The society meets monthly from September to May inclusive to hear and to discuss individual papers about personalities, places and events integral to the history of Nova Scotia at the Public Archives of Nova Scotia. Society lectures are open to the public and are completely free. Lectures are usually followed by refreshments.
Unless otherwise indicated, our meetings are 7:30 p.m. Wednesday evenings at the Public Archives of Nova Scotia, 6016 University Avenue, Halifax, Nova Scotia. Please note that the December lecture is held on the second Wednesday of the month.

RNSHS Public Lecture – Wednesday, Feb. 20, 2019

Wednesday, Feb. 20, 2019 — 7:30 p.m., Nova Scotia Archives

“Malagash Man”: Chief Justice Lorne Clarke and Canadian Judicial Biography

Barry Cahill

Abstract:
 The late Honourable Lorne O. Clarke QC was Chief Justice of Nova Scotia from 1985 to 1998 and is generally credited with rehabilitating the judiciary after the disastrous consequences of the prosecution and wrongful conviction of Donald Marshall Jr. This paper provides a preliminary assessment of the significance of Clarke’s career in the context of Canadian legal history.

Click here for a bio of Barry Cahill.

RNSHS Public Lecture – Wednesday, March 20, 2019

Wednesday, March 20, 2019 — 7:30 p.m., Nova Scotia Archives

Invisible Victims: The Trial for the Murders of the Emoneau Family of Lunenburg, Nova Scotia in 1791

Kenneth S. Paulsen
Bunker Hill Community College

Abstract:
 This paper will explore the murders of the Emoneau Family at Lunenburg, Nova Scotia in 1791. On 19 March 1791, Frédéric Emoneau, his wife Juliana Elisabetha Frankin and their granddaughter Catherine Elizabeth Emoneau were murdered by their godson George Frederick Boutelier and his brother John Boutelier. The murders were the first to occur in the township of Lunenburg since its founding in 1753. The trial for the murders is unusual in that the Boutelier brothers were tried for the murder of Frédéric Emoneau. Elisabetha and Catherine Elizabeth Emoneau are not mentioned by name during the trail. Elisabetha Emoneau and her granddaughter are obliquely mentioned during the trial without naming them. They are largely invisible despite the acknowledgement that they had been murdered along with Frédéric Emoneau. Under British common law, women had no legal personality. The paper will examine the circumstances of the disappearance and invisibility of these two women in the trial.

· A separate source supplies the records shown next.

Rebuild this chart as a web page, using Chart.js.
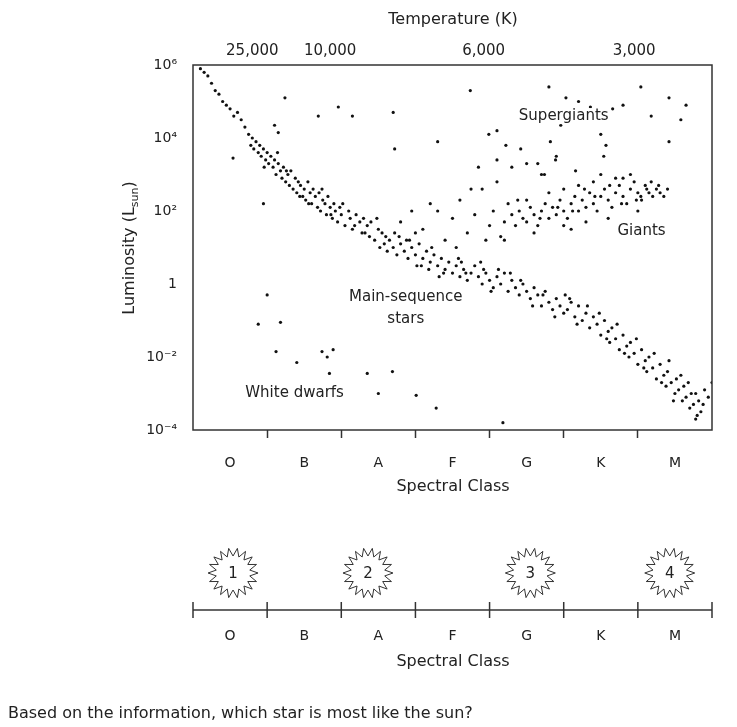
<!DOCTYPE html>
<html><head><meta charset="utf-8">
<script src="https://cdn.jsdelivr.net/npm/chart.js@4"></script>
<style>html,body{margin:0;padding:0;background:#fff}#wrap{width:737px;height:727px}</style>
</head><body><div id="wrap"><canvas id="c"></canvas></div>
<script>
// Spectral classes (x in class units, each class spans 1 unit)
const spectralClasses = ['O','B','A','F','G','K','M'];
const tempLabels = ['25,000','10,000','6,000','3,000'];
const tempPositions = [0.8, 1.85, 3.92, 5.95];
const lumTicks = [1e-4,1e-2,1,1e2,1e4,1e6];
const lumTickLabels = ['10⁻⁴','10⁻²','1','10²','10⁴','10⁶'];
// [spectral x, log10 L]
const mainSequence = [0.1,5.9,0.15,5.8,0.2,5.7,0.25,5.5,0.3,5.3,0.35,5.2,0.4,5.0,0.45,4.9,0.5,4.8,0.55,4.6,0.6,4.7,0.65,4.5,0.7,4.3,0.75,4.1,0.8,4.0,0.82,3.7,0.85,3.9,0.88,3.6,0.9,3.8,0.92,3.5,0.95,3.7,0.98,3.4,1.0,3.6,1.02,3.3,1.05,3.5,1.08,3.2,1.1,3.4,1.12,3.0,1.15,3.3,1.18,3.1,1.2,2.9,1.22,3.2,1.25,2.8,1.28,3.0,1.3,2.7,1.32,3.1,1.35,2.6,1.38,2.9,1.4,2.5,1.42,2.8,1.45,2.7,1.48,2.4,1.5,2.6,1.52,2.3,1.55,2.8,1.58,2.5,1.6,2.2,1.62,2.6,1.65,2.4,1.68,2.1,1.7,2.5,1.72,2.0,1.75,2.3,1.78,2.2,1.8,1.9,1.82,2.4,1.85,2.1,1.88,1.8,1.9,2.2,1.92,2.0,1.95,1.7,1.98,2.1,2.0,1.9,2.05,1.6,2.1,2.0,2.12,1.8,2.15,1.5,2.2,1.9,2.25,1.7,2.28,1.4,2.3,1.8,2.35,1.6,2.38,1.3,2.4,1.7,2.45,1.2,2.5,1.5,2.52,1.0,2.55,1.4,2.6,1.3,2.62,0.9,2.65,1.2,2.7,1.0,2.72,1.4,2.75,0.8,2.8,1.1,2.85,0.9,2.88,1.2,2.9,0.7,2.95,1.0,3.0,0.8,3.02,0.5,3.05,1.1,3.1,0.7,3.15,0.9,3.18,0.4,3.2,0.6,3.25,0.8,3.3,0.5,3.32,0.2,3.35,0.7,3.4,0.4,3.45,0.6,3.5,0.3,3.55,0.5,3.6,0.2,3.62,0.6,3.65,0.4,3.7,0.1,3.75,0.3,3.8,0.5,3.85,0.2,3.9,0.0,3.92,0.4,3.95,0.3,4.0,0.1,4.05,-0.1,4.1,0.2,4.15,0.0,4.2,0.3,4.25,-0.2,4.3,0.1,4.35,-0.1,4.4,-0.3,4.45,0.0,4.5,-0.2,4.55,-0.4,4.6,-0.1,4.65,-0.3,4.7,-0.6,4.75,-0.2,4.8,-0.5,4.85,-0.7,4.9,-0.4,4.95,-0.6,5.0,-0.8,5.02,-0.3,5.05,-0.7,5.1,-0.5,5.15,-0.9,5.2,-0.6,5.25,-1.0,5.3,-0.8,5.35,-1.2,5.4,-0.9,5.45,-1.1,5.5,-1.4,5.55,-1.0,5.6,-1.3,5.62,-1.6,5.65,-1.2,5.7,-1.5,5.75,-1.8,5.8,-1.4,5.85,-1.7,5.88,-2.0,5.9,-1.6,5.95,-1.9,6.0,-2.2,6.05,-1.8,6.1,-2.1,6.12,-2.4,6.15,-2.0,6.2,-2.3,6.25,-2.6,6.3,-2.2,6.35,-2.5,6.38,-2.8,6.4,-2.4,6.45,-2.7,6.5,-3.0,6.52,-2.6,6.55,-2.9,6.6,-3.2,6.62,-2.8,6.65,-3.1,6.7,-3.4,6.72,-3.0,6.75,-3.3,6.8,-3.6,6.82,-3.2,6.85,-3.5,6.9,-2.9,6.95,-3.1,7.0,-2.7];
const mainSequenceExtra = [0.78,3.8,0.96,3.2,1.14,3.6,1.26,3.1,1.44,2.4,1.56,2.2,1.74,2.6,1.86,1.9,2.02,2.2,2.18,1.6,2.32,1.4,2.48,1.8,2.58,1.1,2.78,1.3,2.92,1.2,3.08,0.5,3.22,1.0,3.38,0.3,3.58,0.7,3.68,0.3,3.88,0.6,4.02,-0.2,4.12,0.4,4.28,0.3,4.42,0.1,4.58,-0.6,4.72,-0.3,4.88,-0.9,5.08,-0.4,5.18,-1.1,5.32,-0.6,5.48,-0.8,5.58,-1.5,5.72,-1.1,5.82,-1.9,5.98,-1.5,6.08,-2.3,6.22,-1.9,6.32,-2.7,6.42,-2.1,6.48,-3.2,6.58,-2.5,6.68,-2.7,6.78,-3.0,6.88,-3.3,6.78,-3.7];
const giants = [4.2,1.7,4.3,1.9,4.35,1.6,4.4,2.0,4.45,1.8,4.5,1.7,4.55,2.1,4.6,1.9,4.65,1.6,4.7,2.0,4.75,2.2,4.8,1.8,4.85,2.1,4.9,1.9,4.95,2.3,5.0,2.0,5.05,1.8,5.1,2.2,5.15,2.4,5.2,2.0,5.25,2.3,5.3,2.1,5.35,2.5,5.4,2.2,5.45,2.0,5.5,2.4,5.55,2.6,5.6,2.3,5.65,2.1,5.7,2.5,5.75,2.7,5.8,2.4,5.85,2.2,5.9,2.6,5.95,2.8,6.0,2.5,6.05,2.3,6.1,2.7,6.15,2.5,6.2,2.4,6.25,2.6,6.3,2.5,6.35,2.4,6.4,2.6,4.25,2.2,4.5,2.3,4.8,2.5,5.0,1.6,5.2,2.7,5.4,2.8,5.6,1.8,5.8,2.9,6.0,2.0,5.3,1.7,4.6,1.4,5.0,2.6,5.1,1.5,5.5,3.0,5.7,2.9,5.9,3.0,6.04,2.4,4.38,2.3,4.68,1.8,4.92,2.1,5.12,2.0,5.28,2.6,5.42,2.4,5.62,2.7,5.78,2.2,5.98,2.3,6.12,2.6,6.28,2.7,6.18,2.8];
const subgiants = [3.1,1.5,3.3,2.0,3.4,1.2,3.5,1.8,3.6,2.3,3.7,1.4,3.8,1.9,3.9,2.6,4.0,1.6,4.05,2.0,4.1,2.8,4.15,1.3,3.75,2.6,3.2,2.2,2.95,2.0,2.8,1.7,3.55,1.0,3.95,1.2,4.2,1.2,3.0,1.4,3.85,3.2,4.1,3.4,4.3,3.2,4.5,3.3,4.7,3.0,4.9,3.5,4.65,3.3,4.74,3.0];
const supergiants = [1.24,5.1,1.69,4.6,1.96,4.85,2.15,4.6,2.7,4.7,2.72,3.7,3.74,5.3,3.3,3.9,3.99,4.1,4.1,4.2,4.8,5.4,5.03,5.1,5.2,5.0,5.36,4.85,5.66,4.8,5.8,4.9,6.04,5.4,6.42,5.1,6.65,4.9,6.58,4.5,6.42,3.9,5.57,3.8,5.54,3.5,4.96,4.35,4.42,4.7,4.22,3.8,4.42,3.7,4.82,3.9,4.89,3.4,5.16,3.1,5.5,4.1,6.18,4.6,0.54,3.45,0.95,2.2,1.1,4.35,1.15,4.15];
const whiteDwarfs = [1.0,-0.3,0.88,-1.1,1.18,-1.05,1.12,-1.85,1.4,-2.15,1.74,-1.85,1.81,-2.0,1.89,-1.8,1.84,-2.45,2.35,-2.45,2.69,-2.4,2.5,-3.0,3.01,-3.05,3.28,-3.4,4.18,-3.8];
const regionLabels = [['Supergiants',5.0,4.6],['Giants',6.05,1.45],['Main-sequence',2.87,-0.35],['stars',2.87,-0.95],['White dwarfs',1.37,-3.0]];
const starNumbers = ['1','2','3','4'];
const starPositions = [0.54, 2.36, 4.55, 6.43];
const questionText = 'Based on the information, which star is most like the sun?';

const allPts = [].concat(mainSequence,mainSequenceExtra,giants,subgiants,supergiants,whiteDwarfs);
const pts = [];
for (let i=0;i<allPts.length;i+=2) pts.push({x:allPts[i], y:Math.pow(10,allPts[i+1])});

const FONT = '"DejaVu Sans", Verdana, sans-serif';
const extras = {
  id:'extras',
  afterDraw(ch){
    const c=ch.ctx, a=ch.chartArea, xs=ch.scales.x, ys=ch.scales.y;
    c.save();
    c.strokeStyle='#333'; c.lineWidth=1.5;
    c.strokeRect(a.left,a.top,a.right-a.left,a.bottom-a.top);
    c.fillStyle='#222'; c.textAlign='center'; c.textBaseline='middle';
    c.font='15px '+FONT;
    regionLabels.forEach(([t,x,l])=>{
      const px=xs.getPixelForValue(x), py=ys.getPixelForValue(Math.pow(10,l));
      const w=c.measureText(t).width;
      c.fillStyle='#fff'; c.fillRect(px-w/2-1,py-8,w+2,16);
      c.fillStyle='#222'; c.fillText(t,px,py);
    });
    c.font='16px '+FONT;
    c.fillText('Temperature (K)',453,20);
    c.fillText('Spectral Class',453,487);
    c.translate(130,248); c.rotate(-Math.PI/2);
    c.textAlign='left';
    const p1='Luminosity (L', p2='sun', p3=')';
    c.font='16px '+FONT; const w1=c.measureText(p1).width;
    c.font='11px '+FONT; const w2=c.measureText(p2).width;
    c.font='16px '+FONT; const w3=c.measureText(p3).width;
    let sx=-(w1+w2+w3)/2;
    c.fillText(p1,sx,0); c.font='11px '+FONT; c.fillText(p2,sx+w1,5);
    c.font='16px '+FONT; c.fillText(p3,sx+w1+w2,0);
    c.setTransform(ch.currentDevicePixelRatio,0,0,ch.currentDevicePixelRatio,0,0);
    const ay=610;
    c.strokeStyle='#333'; c.lineWidth=1.5;
    c.beginPath(); c.moveTo(xs.getPixelForValue(0),ay); c.lineTo(xs.getPixelForValue(7),ay); c.stroke();
    for(let i=0;i<=7;i++){const px=xs.getPixelForValue(i);c.beginPath();c.moveTo(px,ay-8);c.lineTo(px,ay+8);c.stroke();}
    c.fillStyle='#222'; c.textAlign='center'; c.font='14px '+FONT;
    spectralClasses.forEach((s,i)=>c.fillText(s,xs.getPixelForValue(i+0.5),636));
    c.font='16px '+FONT; c.fillText('Spectral Class',453,662);
    starPositions.forEach((v,i)=>{
      const cx=xs.getPixelForValue(v), cy=573, n=18;
      c.beginPath();
      for(let k=0;k<2*n;k++){const r=k%2?17:25, ang=k*Math.PI/n; const X=cx+r*Math.cos(ang),Y=cy+r*Math.sin(ang); k?c.lineTo(X,Y):c.moveTo(X,Y);}
      c.closePath(); c.lineWidth=1; c.stroke();
      c.font='15px '+FONT; c.fillText(starNumbers[i],cx,cy+1);
    });
    c.textAlign='left'; c.font='16px '+FONT;
    c.fillText(questionText,8,714);
    c.restore();
  }
};

new Chart(document.getElementById('c'),{
  type:'scatter',
  data:{datasets:[{data:pts,backgroundColor:'#111',borderWidth:0,pointRadius:1.6,pointHoverRadius:1.6}]},
  options:{
    responsive:true,maintainAspectRatio:false,animation:false,
    layout:{padding:{left:0,right:25,top:0,bottom:0}},
    plugins:{legend:{display:false},tooltip:{enabled:false}},
    scales:{
      x:{type:'linear',position:'bottom',min:0,max:7,
        afterBuildTicks:s=>{s.ticks=[];for(let i=0;i<=14;i++)s.ticks.push({value:i/2});},
        afterFit:s=>{s.height=297;},
        grid:{drawOnChartArea:false,drawTicks:true,tickLength:8,tickWidth:1.5,
          color:ctx=>(ctx.tick&&ctx.tick.value%1===0&&ctx.tick.value>0&&ctx.tick.value<7)?'#333':'transparent'},
        border:{display:false},
        ticks:{autoSkip:false,maxRotation:0,padding:17,color:'#222',font:{size:14,family:FONT},
          callback:v=>(v%1!==0)?spectralClasses[Math.floor(v)]:''}},
      xTop:{type:'linear',position:'top',min:0,max:7,
        afterBuildTicks:s=>{s.ticks=tempPositions.map(v=>({value:v}));},
        afterFit:s=>{s.height=65;},
        grid:{display:false},border:{display:false},
        ticks:{autoSkip:false,maxRotation:0,padding:-3,color:'#222',font:{size:15,family:FONT},
          callback:(v,i)=>tempLabels[i]}},
      y:{type:'logarithmic',min:1e-4,max:1e6,
        afterBuildTicks:s=>{s.ticks=lumTicks.map(v=>({value:v}));},
        afterFit:s=>{s.width=193;},
        grid:{display:false},border:{display:false},
        ticks:{autoSkip:false,padding:8,color:'#222',font:{size:14,family:FONT},
          callback:(v)=>lumTickLabels[lumTicks.indexOf(v)]}}
    }
  },
  plugins:[extras]
});
</script></body></html>
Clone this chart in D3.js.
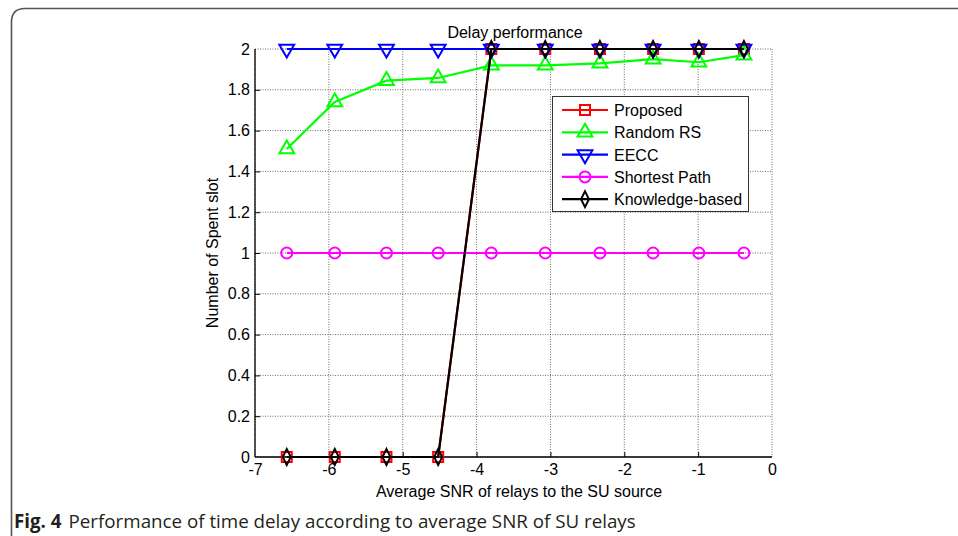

Click here for a bio of Kenneth Paulsen.

RNSHS Annual Dinner and Lecture –
 Wednesday, April 17, 2019

Wednesday, April 17, 2019

Women and the War at Home: Pictou County Women in Industrialized Work, 1939 to 1945:  The New Woman Worker of Shipbuilding

Kirby Ross, Halifax Women’s History Society and Saint Mary’s University

Note: This lecture takes place at our Annual Banquet at the Dalhousie University Club – 6:00 for 6:30. Tickets will be available later.

Abstract:
 As Canada entered the Second World War, the opportunities for women had to change drastically, as a vast number of men were sent across the world to fight against the Axis powers. World War Two provided newfound opportunities for women to join work forces which had previously been closed off to them. Particularly, these new jobs were found in the industrial settings that men left. Employers in Pictou County needed to replace the missing men, and women filled these positions. Industrial roles clearly differed from the domestic work that women primarily performed before the war years. Some of these jobs were in fields that women had worked in during World War One while others represented new opportunities. In Pictou County, women began working in different industrial fields, such as shipbuilding. With labour shortages, the attitude towards women working in this field changed as demand grew for these jobs to be filled. In examining Pictou County, an important industrial center in Nova Scotia but relatively small by Canadian or global standards, the presentation will analyse not only the new work opportunities that opened to women in shipbuilding but also illustrate the ties between these new industrial opportunities and women’s prior experience and the social and economic networks that shaped their industrial employment.

Click here for a bio of Kirby Ross.

RNSHS Public Lecture – Wednesday, May 15, 2019

Wednesday, May 15, 2019 — 7:30 p.m., Nova Scotia Archives

HMS Jervis Bay – the Nova Scotia and Maritime connections

Harold E. Wright, retired Saint John historian

Abstract:
 HMS Jervis Bay, an Armed Merchant Cruiser, was sunk in November 1940 while protecting convoy HX84 outbound from Halifax. The ship had recently been refitted at the St. John Drydock. A large number of her crew was from the Maritimes. This presentation will give a brief overview of the ship and crew but focus on Convoy HX84 and her Nova Scotia crew.